Mercer formed the Shins in 1996 and there’s been a rotating line-up since. Dressed in white, the band showcased cohesion and unity. Keyboardist and multi-instrumentalist Patti King, dancing around in an oversized white button down shirt, added immense energy. Bassist Yuuki Matthews, who looks like a young John Stamos, grooved out. Portland trio Joseph, who opened the show, added lovely harmonizing vocals on several songs.

It’s a treat when bands perform full albums like this and it’s probably a lot of fun for them too, particularly with an album that came out two decades ago. The Shins remained focused and determined in playing the lo-fi, mellow Oh, Inverted World front to back. Not much chit-chat from Mercer. The band encouraged audience participation from waving arms to clapping to sing-alongs.

The album’s breakout hit “New Slang” sounded gentler, slower, quieter than on the album. My favorites were the rocking “Girl on the Wing,” “Your Algebra” with its heavenly vibe and Baroque elements, as well as the dreamy, nostalgic “The Past and Pending.” Two young women in front of me animatedly danced throughout the entire set.

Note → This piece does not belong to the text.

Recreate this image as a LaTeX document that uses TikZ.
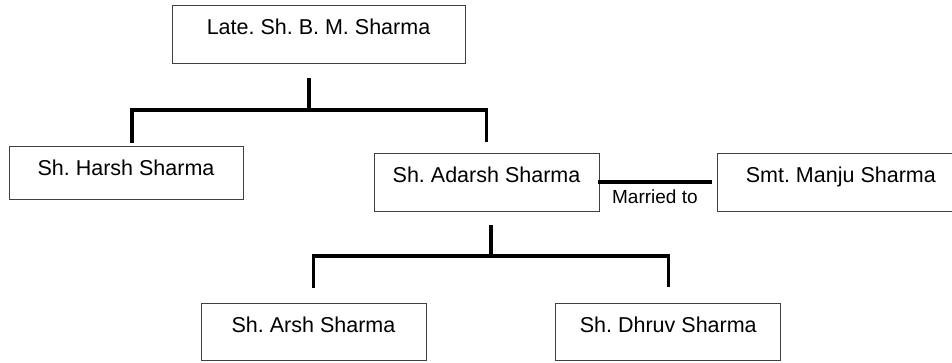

The Shins proceeded to play another nine songs: four from Wincing the Night Away (2007), three from Chutes Too Narrow (2003), one from Port of Morrow (2012) and one from Heartworms (2017). The crowd erupted in cheers when Mercer started singing “Phantom Limb.” I was almost knocked over by a group of kids running into the pit during “Simple Song.” It sounded fantastic and it’s particularly poignant during a pandemic with its chorus: “I know things can really get rough when you go it alone/ Don’t go thinking you gotta be tough, to play like a stone.”